* Description of the task:
Pictures aside, quote the whole listing exactly.
··········
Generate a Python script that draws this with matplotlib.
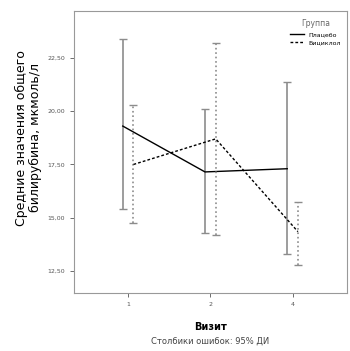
import matplotlib
matplotlib.use("Agg")
import matplotlib.pyplot as plt
import numpy as np

# visits and groups
visits = ["1", "2", "4"]
groups = ["Плацебо", "Бициклол"]

# mean and 95% CI
placebo_mean = [19.3, 17.15, 17.3]
placebo_low = [15.4, 14.3, 13.3]
placebo_high = [23.4, 20.1, 21.35]

bicyclol_mean = [17.5, 18.7, 14.35]
bicyclol_low = [14.75, 14.2, 12.8]
bicyclol_high = [20.3, 23.2, 15.75]

fig = plt.figure(figsize=(3.5, 3.51), dpi=100)
ax = fig.add_axes([0.211, 0.165, 0.78, 0.804])

x = np.arange(len(visits))
off = 0.065
gray = "#8c8c8c"

series = [
    (placebo_mean, placebo_low, placebo_high, "-", -off),
    (bicyclol_mean, bicyclol_low, bicyclol_high, ":", off),
]
for (m, lo, hi, ls, dx), name in zip(series, groups):
    m = np.array(m)
    err = [m - np.array(lo), np.array(hi) - m]
    eb = ax.errorbar(x + dx, m, yerr=err, fmt="none", ecolor=gray,
                     elinewidth=1.2, capsize=3, capthick=1.0)
    eb[2][0].set_linestyle(ls)
    ax.plot(x + dx, m, color="black", linestyle="-" if ls == "-" else (0, (2, 1.5)),
            linewidth=1.0, label=name)

ax.set_xlim(-0.66, 2.66)
ax.set_ylim(11.47, 24.7)
ax.set_xticks(x)
ax.set_xticklabels(visits)
ax.set_yticks([12.5, 15.0, 17.5, 20.0, 22.5])
ax.set_yticklabels(["12,50", "15,00", "17,50", "20,00", "22,50"])
ax.tick_params(labelsize=4.5, colors="#555555", length=3, width=0.6)
for s in ax.spines.values():
    s.set_color("#999999")
    s.set_linewidth(0.8)

ax.set_ylabel("Средние значения общего\nбилирубина, мкмоль/л", fontsize=9,
              labelpad=6, linespacing=1.15)
ax.yaxis.set_label_coords(-0.115, 0.55)
ax.set_xlabel("Визит", fontsize=7, fontweight="bold", labelpad=11)

leg = ax.legend(title="Группа", loc="upper right", frameon=False,
                fontsize=4.5, title_fontsize=5.5, handlelength=2.2,
                bbox_to_anchor=(1.0, 0.99))
plt.setp(leg.get_title(), color="#666666")

fig.text(0.6, 0.022, "Столбики ошибок: 95% ДИ", ha="center", fontsize=6, color="#444444")

fig.savefig("out.png", dpi=100)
··········
* Exercise response:
Generate a Python script that draws this with matplotlib.
import matplotlib
matplotlib.use("Agg")
import matplotlib.pyplot as plt
import numpy as np

# visits and groups
visits = ["1", "2", "4"]
groups = ["Плацебо", "Бициклол"]

# mean and 95% CI
placebo_mean = [19.3, 17.15, 17.3]
placebo_low = [15.4, 14.3, 13.3]
placebo_high = [23.4, 20.1, 21.35]

bicyclol_mean = [17.5, 18.7, 14.35]
bicyclol_low = [14.75, 14.2, 12.8]
bicyclol_high = [20.3, 23.2, 15.75]

fig = plt.figure(figsize=(3.5, 3.51), dpi=100)
ax = fig.add_axes([0.211, 0.165, 0.78, 0.804])

x = np.arange(len(visits))
off = 0.065
gray = "#8c8c8c"

series = [
    (placebo_mean, placebo_low, placebo_high, "-", -off),
    (bicyclol_mean, bicyclol_low, bicyclol_high, ":", off),
]
for (m, lo, hi, ls, dx), name in zip(series, groups):
    m = np.array(m)
    err = [m - np.array(lo), np.array(hi) - m]
    eb = ax.errorbar(x + dx, m, yerr=err, fmt="none", ecolor=gray,
                     elinewidth=1.2, capsize=3, capthick=1.0)
    eb[2][0].set_linestyle(ls)
    ax.plot(x + dx, m, color="black", linestyle="-" if ls == "-" else (0, (2, 1.5)),
            linewidth=1.0, label=name)

ax.set_xlim(-0.66, 2.66)
ax.set_ylim(11.47, 24.7)
ax.set_xticks(x)
ax.set_xticklabels(visits)
ax.set_yticks([12.5, 15.0, 17.5, 20.0, 22.5])
ax.set_yticklabels(["12,50", "15,00", "17,50", "20,00", "22,50"])
ax.tick_params(labelsize=4.5, colors="#555555", length=3, width=0.6)
for s in ax.spines.values():
    s.set_color("#999999")
    s.set_linewidth(0.8)

ax.set_ylabel("Средние значения общего\nбилирубина, мкмоль/л", fontsize=9,
              labelpad=6, linespacing=1.15)
ax.yaxis.set_label_coords(-0.115, 0.55)
ax.set_xlabel("Визит", fontsize=7, fontweight="bold", labelpad=11)

leg = ax.legend(title="Группа", loc="upper right", frameon=False,
                fontsize=4.5, title_fontsize=5.5, handlelength=2.2,
                bbox_to_anchor=(1.0, 0.99))
plt.setp(leg.get_title(), color="#666666")

fig.text(0.6, 0.022, "Столбики ошибок: 95% ДИ", ha="center", fontsize=6, color="#444444")

fig.savefig("out.png", dpi=100)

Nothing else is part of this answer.